What is the correct (i.e. speedy) way to read the dataset I want into Matlab?
Upvotes: 1
Views: 1553
Reputation: 2802
Matlab provided another HDF5 reader called h5read
. Using the same basic approach the amount of time taken to read the data was drastically reduced. In fact hdf5read
is listed for removal in a future version. Here is same basic code with the perfered functions.
file = 'HDF5.h5';
hinfo = h5info(file);
% ... Find the dataset I want to extract
t = h5read(file, '/NASTRAN/RESULT/NODAL/EIGENVECTOR');
Upvotes: 1
Reputation: 8006
Matt, Are you still working on this problem?
I am not a matlab guy, but I am familiar with Nastran HDF5 file. You are right; 1.2 GB is big, but not that big by today's standards.
You might be able to diagnose the matlab performance bottle neck by running tests with different numbers of rows in your EIGENVECTOR dataset. To do that (without running a lot of Nastran jobs), I created some simple code to create a HDF5 file with a user defined # of rows. It mimics the structure of the Nastran Eigenvector Result dataset. See below:
import tables as tb
import numpy as np
hfile = tb.open_file('SO_54300107.h5','w')
eigen_dtype = np.dtype([('ID',int), ('X',float),('Y',float),('Z',float),
('RX',float),('RY',float),('RZ',float), ('DOMAIN_ID',int)])
fsize = 1000.0
isize = int(fsize)
recarr = np.recarray((isize,),dtype=eigen_dtype)

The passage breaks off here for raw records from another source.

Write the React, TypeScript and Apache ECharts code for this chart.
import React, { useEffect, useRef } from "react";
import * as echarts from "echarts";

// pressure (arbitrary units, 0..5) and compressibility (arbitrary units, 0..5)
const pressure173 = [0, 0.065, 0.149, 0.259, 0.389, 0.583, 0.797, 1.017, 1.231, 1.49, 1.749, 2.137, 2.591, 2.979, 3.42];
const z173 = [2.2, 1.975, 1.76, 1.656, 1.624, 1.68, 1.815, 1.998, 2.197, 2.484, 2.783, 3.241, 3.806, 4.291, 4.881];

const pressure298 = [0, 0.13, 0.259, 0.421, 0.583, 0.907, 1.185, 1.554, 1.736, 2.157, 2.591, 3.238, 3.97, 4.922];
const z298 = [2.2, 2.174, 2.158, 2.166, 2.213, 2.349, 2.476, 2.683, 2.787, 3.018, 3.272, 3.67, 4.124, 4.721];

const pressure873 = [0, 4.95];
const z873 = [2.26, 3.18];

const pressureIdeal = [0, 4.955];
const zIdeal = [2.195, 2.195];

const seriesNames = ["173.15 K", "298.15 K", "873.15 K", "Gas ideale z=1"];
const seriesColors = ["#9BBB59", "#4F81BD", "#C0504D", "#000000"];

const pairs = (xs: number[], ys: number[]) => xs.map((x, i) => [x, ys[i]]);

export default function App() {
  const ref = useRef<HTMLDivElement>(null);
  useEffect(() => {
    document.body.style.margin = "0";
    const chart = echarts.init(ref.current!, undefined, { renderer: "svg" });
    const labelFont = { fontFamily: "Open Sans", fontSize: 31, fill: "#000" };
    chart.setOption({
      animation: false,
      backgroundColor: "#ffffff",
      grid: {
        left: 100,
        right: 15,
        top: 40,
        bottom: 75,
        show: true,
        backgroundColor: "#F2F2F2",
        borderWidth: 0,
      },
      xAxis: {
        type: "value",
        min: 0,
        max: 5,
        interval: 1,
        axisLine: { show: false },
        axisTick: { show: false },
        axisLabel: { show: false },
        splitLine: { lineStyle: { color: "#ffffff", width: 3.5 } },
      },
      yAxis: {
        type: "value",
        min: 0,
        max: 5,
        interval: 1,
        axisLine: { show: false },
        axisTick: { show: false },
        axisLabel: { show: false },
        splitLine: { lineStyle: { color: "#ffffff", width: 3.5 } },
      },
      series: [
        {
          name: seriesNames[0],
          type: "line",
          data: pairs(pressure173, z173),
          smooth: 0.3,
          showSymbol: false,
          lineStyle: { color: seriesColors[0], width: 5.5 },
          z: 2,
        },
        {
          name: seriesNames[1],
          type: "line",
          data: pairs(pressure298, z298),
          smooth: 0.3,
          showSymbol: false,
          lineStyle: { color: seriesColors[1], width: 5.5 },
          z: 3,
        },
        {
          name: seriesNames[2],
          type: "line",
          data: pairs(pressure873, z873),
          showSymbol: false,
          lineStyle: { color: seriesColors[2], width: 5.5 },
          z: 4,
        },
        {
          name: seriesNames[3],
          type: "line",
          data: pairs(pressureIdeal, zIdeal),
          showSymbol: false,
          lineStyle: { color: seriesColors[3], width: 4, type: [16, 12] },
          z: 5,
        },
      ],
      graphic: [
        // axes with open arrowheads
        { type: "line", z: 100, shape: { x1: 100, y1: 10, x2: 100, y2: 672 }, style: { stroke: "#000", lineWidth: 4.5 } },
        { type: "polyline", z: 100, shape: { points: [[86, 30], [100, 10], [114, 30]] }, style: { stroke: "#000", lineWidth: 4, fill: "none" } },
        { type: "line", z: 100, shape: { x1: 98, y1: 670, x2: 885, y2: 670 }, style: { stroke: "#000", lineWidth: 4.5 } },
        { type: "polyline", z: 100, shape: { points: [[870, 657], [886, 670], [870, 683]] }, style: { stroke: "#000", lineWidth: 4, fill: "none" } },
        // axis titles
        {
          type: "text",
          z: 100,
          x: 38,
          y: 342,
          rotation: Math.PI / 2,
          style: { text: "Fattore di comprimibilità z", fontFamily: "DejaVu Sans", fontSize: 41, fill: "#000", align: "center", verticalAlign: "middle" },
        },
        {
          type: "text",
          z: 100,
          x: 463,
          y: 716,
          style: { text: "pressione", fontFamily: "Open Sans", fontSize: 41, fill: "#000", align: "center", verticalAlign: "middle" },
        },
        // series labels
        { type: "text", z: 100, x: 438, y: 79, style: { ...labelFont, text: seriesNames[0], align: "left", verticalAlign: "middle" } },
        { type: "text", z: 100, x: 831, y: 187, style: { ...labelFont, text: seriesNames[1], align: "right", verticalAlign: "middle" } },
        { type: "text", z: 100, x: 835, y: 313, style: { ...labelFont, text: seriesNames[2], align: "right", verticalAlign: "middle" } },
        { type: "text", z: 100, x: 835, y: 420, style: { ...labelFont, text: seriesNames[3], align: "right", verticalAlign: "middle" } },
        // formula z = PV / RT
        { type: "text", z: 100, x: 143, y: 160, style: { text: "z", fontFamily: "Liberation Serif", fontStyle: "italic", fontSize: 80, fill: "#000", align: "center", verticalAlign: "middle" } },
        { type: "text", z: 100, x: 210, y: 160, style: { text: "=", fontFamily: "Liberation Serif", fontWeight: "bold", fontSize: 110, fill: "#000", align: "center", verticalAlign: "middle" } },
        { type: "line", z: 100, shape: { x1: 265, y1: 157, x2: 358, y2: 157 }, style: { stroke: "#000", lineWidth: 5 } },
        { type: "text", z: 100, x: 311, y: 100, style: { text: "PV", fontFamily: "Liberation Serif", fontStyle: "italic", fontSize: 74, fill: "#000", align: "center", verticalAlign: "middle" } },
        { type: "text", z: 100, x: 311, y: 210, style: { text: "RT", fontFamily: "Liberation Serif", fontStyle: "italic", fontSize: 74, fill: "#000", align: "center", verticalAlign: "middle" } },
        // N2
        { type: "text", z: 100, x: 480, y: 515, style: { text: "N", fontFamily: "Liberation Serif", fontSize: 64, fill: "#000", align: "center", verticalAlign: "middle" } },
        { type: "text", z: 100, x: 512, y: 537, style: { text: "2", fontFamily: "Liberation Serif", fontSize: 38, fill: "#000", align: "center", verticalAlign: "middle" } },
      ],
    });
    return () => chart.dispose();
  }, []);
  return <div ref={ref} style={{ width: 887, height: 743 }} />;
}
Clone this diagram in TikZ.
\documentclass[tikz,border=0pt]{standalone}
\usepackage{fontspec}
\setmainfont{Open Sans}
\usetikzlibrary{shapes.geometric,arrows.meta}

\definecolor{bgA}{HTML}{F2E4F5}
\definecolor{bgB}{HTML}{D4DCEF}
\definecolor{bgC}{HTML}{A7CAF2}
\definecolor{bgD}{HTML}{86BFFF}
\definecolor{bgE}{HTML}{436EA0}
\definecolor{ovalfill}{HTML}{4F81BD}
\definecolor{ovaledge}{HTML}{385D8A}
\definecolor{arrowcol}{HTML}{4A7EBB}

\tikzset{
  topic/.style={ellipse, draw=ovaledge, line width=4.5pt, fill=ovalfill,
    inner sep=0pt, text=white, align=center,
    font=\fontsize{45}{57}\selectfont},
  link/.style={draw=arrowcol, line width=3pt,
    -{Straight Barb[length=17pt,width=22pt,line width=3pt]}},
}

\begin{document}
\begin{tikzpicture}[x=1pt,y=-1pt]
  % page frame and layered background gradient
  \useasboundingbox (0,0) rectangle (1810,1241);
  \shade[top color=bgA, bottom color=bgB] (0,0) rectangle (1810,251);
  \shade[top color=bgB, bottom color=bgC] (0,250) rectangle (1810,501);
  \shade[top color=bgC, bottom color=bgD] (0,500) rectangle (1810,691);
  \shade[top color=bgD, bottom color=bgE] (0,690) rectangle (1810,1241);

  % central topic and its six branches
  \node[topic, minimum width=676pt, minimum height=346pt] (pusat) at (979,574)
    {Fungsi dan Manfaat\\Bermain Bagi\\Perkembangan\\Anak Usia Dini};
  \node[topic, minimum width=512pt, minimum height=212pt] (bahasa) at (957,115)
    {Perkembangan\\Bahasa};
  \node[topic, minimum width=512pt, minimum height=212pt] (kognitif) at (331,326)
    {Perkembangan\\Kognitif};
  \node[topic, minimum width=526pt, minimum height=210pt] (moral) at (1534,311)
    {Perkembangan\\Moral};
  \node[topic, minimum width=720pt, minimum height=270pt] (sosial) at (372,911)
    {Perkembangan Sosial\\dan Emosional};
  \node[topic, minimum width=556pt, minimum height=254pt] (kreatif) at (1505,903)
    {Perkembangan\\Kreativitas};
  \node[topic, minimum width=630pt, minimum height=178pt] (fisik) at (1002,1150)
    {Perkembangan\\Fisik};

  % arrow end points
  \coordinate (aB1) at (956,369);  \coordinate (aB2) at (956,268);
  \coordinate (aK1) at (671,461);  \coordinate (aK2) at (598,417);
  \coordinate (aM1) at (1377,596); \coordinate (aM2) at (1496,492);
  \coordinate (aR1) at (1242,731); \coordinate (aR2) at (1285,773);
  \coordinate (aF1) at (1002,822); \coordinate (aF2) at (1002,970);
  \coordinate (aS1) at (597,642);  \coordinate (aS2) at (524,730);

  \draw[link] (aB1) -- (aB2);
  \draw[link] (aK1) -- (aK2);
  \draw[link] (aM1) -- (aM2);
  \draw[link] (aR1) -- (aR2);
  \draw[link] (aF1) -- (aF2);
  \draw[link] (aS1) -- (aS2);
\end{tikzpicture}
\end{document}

id_arr = np.arange(1,isize+1)
dom_arr = np.ones((isize,), dtype=int)
arr = np.array(np.arange(fsize))/fsize
recarr['ID'] = id_arr
recarr['X'] = arr
recarr['Y'] = arr
recarr['Z'] = arr
recarr['RX'] = arr
recarr['RY'] = arr
recarr['RZ'] = arr
recarr['DOMAIN_ID'] = dom_arr
modetable = hfile.create_table('/NASTRAN/RESULT/NODAL', 'EIGENVECTOR',
createparents=True, obj=recarr )
hfile.close()
Try running this with different values for fsize (# of rows), then attach the HDF5 file it creates to matlab. Maybe you can find the point where performance noticeably degrades.
Upvotes: 1